Na guerra de áudios, o então ministro vazou para a revista Veja e para o site Antagonista conversas com o presidente, o que teria sido, enfim, a gota d´água para sua saída.

Depois de conversas, encontros e desencontros, Bebianno amanheceu no sábado (16) praticamente fora do governo. Ponto para a Folha, que iniciou a investigação e a manteve no noticiário sem que os concorrentes se envolvessem nela.

Até que a acusação de Carlos contra Bebianno implodisse o governo, O Estado de S. Paulo e O Globo noticiaram o uso de laranjas na campanha apenas discretamente em suas versões digitais. Quando a crise saiu do campo ético para se tornar crise de governo, os dois principais concorrentes dedicaram espaço em suas versões impressas ao caso, que por fim chegou até o Jornal Nacional, principal noticiário da Rede Globo.

Como já escrevi aqui, o objetivo dos jornalistas não deve ser derrubar ministros, mas sua obrigação é investigar o poder, cobrar e desnudar aqueles que ocupam cargos públicos. No caso em questão, a Folha teve comportamento irretocável. O jornal levou adiante investigação própria, com rigor técnico e equilíbrio.
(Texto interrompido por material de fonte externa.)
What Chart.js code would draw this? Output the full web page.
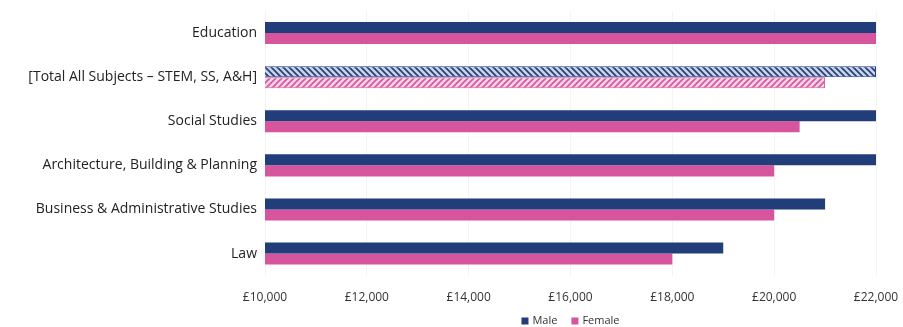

Parece bastante significativo que a família Bolsonaro não tenha reagido nas redes sociais às revelações sobre as candidatas-laranjas e os desvios de verba pública. Da mesma forma, leitores simpáticos ao presidente Bolsonaro que me escrevem com frequência silenciaram. Sinal de que o jornal fez trabalho de qualidade.

Houve quem comparasse os milhares de reais envolvidos com os milhões investigados pela Operação Lava Jato em desvios de políticos de diversas legendas, do PT ao PSDB, passando por MDB, PP, PR e outros menos cotados. Um argumento é suficiente para derrubar tal queixa: ética e comportamento legal não têm limite mínimo de valores.

Um leitor cobrou do jornal que mostrasse se as candidaturas de laranjas do PSL não poderiam ser o "modus operandi" também de outros partidos.

Na sexta (15), a Folha publicou reportagem, feita a partir do cruzamento de dados da Justiça Eleitoral, que indicava que a prática de criar candidatos-laranjas não é exclusiva do PSL.

Segundo a apuração, 53 candidatos (49 mulheres) de 14 partidos diferentes receberam mais de R$ 100 mil e tiveram menos de mil votos.

Há casos como o de uma candidata estadual do DEM no Acre que recebeu R$ 279, 6 mil e teve 6 votos ou o de outra do PR da Paraíba que teve R$ 1 milhão e conseguiu 491 votos.

A determinação da Justiça Eleitoral de que 30% da verba seja destinada a candidaturas de mulheres faz com elas sejam a maioria dos fantasmas.

No mesmo dia, o Jornal Nacional também divulgaria levantamento muito semelhante.

A maioria dos brasileiros levou ao poder um candidato e um grupo político que prometia ser diferente de tudo o que está aí. A investigação da Folha dá elementos que indicam que não é bem assim.

Isso não exime o jornal de continuar a cobrir e discutir as propostas do novo governo de forma crítica e equilibrada.